Pour avoir un système cohérent, il faut que, tout au long de la chaîne, les champs d'action des uns et des autres soient clairement définis, et qu'il existe des organes de coordination entre eux. Nous avons relevé ce défi en dépit des difficultés d'ordre technique et culturel, ce qui permet de considérer qu'au terme de l'évolution commencée en 2008, nous sommes aujourd'hui entrés dans l'ère moderne. Cependant, il reste d'autres défis à relever, ce qui ne se fera pas sans difficulté ; vont se poser, notamment, des questions d'alliances, auxquelles vous allez devoir réfléchir.
Comme vous le savez, il existe trois sources de renseignement : les moyens humains – ce qui implique un cadre éthique et légal –, les moyens technologiques permettant la captation d'informations – ce qui coûte très cher et nécessite également un encadrement légal, actuellement assuré par la CNCTR, dont l'intervention est nécessaire, car le contrôle des machines extrêmement puissantes que nous utilisons ne peut être effectué que par d'autres machines –, et enfin la coopération internationale.
Sur ce dernier point, si le renseignement relève de la souveraineté de chaque État, des accords bilatéraux de partage d'informations peuvent être conclus avec les services d'autres États : aujourd'hui, la coopération entre États consiste souvent en l'échange de data.
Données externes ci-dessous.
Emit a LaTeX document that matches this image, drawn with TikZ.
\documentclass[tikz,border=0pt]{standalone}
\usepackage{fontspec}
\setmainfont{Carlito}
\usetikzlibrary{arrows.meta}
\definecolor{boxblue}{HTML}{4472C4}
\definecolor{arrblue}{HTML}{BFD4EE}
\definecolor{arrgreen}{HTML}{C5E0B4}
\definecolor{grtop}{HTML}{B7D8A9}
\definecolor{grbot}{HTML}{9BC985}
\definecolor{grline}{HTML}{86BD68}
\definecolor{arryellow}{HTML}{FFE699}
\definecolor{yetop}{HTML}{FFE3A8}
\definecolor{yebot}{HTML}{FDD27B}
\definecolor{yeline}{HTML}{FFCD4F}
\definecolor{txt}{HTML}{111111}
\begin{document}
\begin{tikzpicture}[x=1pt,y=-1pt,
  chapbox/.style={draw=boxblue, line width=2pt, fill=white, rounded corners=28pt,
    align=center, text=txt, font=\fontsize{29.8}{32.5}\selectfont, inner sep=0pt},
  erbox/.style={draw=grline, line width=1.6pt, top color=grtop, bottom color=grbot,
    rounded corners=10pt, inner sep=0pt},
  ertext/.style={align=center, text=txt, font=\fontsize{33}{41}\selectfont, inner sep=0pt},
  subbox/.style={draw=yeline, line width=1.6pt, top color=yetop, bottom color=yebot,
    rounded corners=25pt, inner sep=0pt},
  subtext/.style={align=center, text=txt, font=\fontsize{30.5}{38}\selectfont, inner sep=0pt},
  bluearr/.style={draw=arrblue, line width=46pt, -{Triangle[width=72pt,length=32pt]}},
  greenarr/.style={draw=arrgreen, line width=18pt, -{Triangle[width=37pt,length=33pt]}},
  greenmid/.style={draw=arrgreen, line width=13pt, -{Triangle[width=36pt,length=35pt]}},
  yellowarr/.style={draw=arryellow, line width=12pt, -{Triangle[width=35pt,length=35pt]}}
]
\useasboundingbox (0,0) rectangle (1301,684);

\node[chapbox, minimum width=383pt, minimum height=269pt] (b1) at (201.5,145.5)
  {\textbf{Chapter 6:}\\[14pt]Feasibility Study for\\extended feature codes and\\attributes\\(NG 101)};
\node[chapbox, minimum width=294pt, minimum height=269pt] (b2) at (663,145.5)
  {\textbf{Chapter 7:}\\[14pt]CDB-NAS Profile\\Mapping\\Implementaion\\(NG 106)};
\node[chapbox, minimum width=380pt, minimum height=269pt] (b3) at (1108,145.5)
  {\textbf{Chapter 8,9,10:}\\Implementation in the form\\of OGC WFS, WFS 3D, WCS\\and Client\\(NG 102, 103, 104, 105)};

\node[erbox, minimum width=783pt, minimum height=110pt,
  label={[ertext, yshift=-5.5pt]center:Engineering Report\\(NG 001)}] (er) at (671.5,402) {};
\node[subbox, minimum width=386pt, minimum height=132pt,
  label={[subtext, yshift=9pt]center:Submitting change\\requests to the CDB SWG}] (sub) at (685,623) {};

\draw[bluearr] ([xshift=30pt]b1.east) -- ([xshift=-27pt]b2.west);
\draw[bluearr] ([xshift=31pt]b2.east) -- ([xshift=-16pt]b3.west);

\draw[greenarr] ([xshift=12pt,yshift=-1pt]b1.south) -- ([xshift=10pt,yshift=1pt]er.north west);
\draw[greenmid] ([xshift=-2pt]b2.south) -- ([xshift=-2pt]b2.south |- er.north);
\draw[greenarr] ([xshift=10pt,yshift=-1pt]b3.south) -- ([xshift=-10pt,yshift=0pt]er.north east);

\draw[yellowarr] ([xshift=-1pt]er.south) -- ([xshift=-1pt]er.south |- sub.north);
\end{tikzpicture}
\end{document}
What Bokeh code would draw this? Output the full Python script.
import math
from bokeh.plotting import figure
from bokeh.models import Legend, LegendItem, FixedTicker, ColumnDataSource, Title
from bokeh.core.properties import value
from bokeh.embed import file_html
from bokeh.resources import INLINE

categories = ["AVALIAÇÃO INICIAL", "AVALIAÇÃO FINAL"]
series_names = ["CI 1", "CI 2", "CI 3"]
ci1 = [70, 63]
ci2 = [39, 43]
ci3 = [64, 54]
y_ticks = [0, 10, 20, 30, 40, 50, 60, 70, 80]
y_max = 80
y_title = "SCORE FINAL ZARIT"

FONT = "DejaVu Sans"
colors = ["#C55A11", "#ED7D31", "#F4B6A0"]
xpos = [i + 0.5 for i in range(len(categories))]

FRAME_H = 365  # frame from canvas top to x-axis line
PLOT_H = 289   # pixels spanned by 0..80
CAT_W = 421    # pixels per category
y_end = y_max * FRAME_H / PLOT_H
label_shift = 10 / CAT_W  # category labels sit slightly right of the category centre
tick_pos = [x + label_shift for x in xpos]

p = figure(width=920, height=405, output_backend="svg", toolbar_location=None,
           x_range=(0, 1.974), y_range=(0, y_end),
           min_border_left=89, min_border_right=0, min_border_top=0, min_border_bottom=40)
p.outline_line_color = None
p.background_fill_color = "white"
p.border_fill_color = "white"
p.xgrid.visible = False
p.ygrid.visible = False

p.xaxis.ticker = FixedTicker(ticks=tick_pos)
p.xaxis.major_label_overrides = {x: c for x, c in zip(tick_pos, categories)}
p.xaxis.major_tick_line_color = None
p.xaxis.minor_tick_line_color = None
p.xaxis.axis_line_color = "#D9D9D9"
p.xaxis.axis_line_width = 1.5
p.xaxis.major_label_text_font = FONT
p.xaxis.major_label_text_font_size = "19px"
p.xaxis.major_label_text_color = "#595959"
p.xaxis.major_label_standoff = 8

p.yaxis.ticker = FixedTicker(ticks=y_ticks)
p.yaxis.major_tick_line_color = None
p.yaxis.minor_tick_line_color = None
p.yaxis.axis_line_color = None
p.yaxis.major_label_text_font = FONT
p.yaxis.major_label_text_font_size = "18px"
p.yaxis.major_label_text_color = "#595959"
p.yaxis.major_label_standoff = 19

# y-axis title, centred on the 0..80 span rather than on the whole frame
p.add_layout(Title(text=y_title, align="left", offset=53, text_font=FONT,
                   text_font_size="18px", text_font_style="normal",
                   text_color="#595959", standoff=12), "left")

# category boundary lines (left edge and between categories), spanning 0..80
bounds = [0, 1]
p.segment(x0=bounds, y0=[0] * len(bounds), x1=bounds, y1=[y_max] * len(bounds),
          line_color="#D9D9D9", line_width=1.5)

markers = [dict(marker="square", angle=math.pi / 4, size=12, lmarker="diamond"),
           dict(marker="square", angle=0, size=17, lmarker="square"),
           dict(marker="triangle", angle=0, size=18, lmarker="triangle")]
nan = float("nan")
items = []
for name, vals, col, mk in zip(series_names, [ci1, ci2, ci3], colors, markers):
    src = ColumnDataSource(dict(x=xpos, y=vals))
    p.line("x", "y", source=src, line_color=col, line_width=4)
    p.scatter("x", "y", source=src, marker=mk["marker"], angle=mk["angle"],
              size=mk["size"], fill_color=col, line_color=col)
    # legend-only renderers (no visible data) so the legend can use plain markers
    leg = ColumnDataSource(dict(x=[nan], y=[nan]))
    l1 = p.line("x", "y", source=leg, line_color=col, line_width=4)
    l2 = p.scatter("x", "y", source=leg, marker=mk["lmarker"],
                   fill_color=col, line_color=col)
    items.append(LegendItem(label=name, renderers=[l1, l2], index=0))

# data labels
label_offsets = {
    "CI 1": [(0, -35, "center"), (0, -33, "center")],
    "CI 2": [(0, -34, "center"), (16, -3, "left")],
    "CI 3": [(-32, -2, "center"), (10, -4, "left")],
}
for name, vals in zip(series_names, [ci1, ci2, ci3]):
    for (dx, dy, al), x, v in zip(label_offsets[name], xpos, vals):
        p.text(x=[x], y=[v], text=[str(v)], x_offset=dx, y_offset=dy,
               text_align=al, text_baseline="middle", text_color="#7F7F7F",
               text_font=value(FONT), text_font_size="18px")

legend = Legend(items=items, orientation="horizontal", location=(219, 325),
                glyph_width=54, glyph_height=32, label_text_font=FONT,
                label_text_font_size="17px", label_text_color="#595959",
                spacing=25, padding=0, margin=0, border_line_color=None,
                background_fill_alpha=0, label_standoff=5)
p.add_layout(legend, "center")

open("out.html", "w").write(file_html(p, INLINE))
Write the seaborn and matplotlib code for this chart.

Ce mode d'obtention des informations est soumis à des injonctions contradictoires : d'un côté, avec le règlement général sur la protection des données (RGPD), la Commission européenne nous interdit d'échanger des données individuelles, de l'autre, les accords bilatéraux conclus entre États souverains sont censés nous permettre de procéder à ces échanges en toute liberté.
Pour ce qui est de votre deuxième question, portant sur les éventuelles réformes structurelles à engager, je pense qu'il faut arrêter de traumatiser le système, et plutôt s'employer à le renforcer. De plus en plus, l'appareil du renseignement va devoir correspondre à la définition de ses objectifs par l'autorité politique, donc disposer des moyens nécessaires pour y parvenir.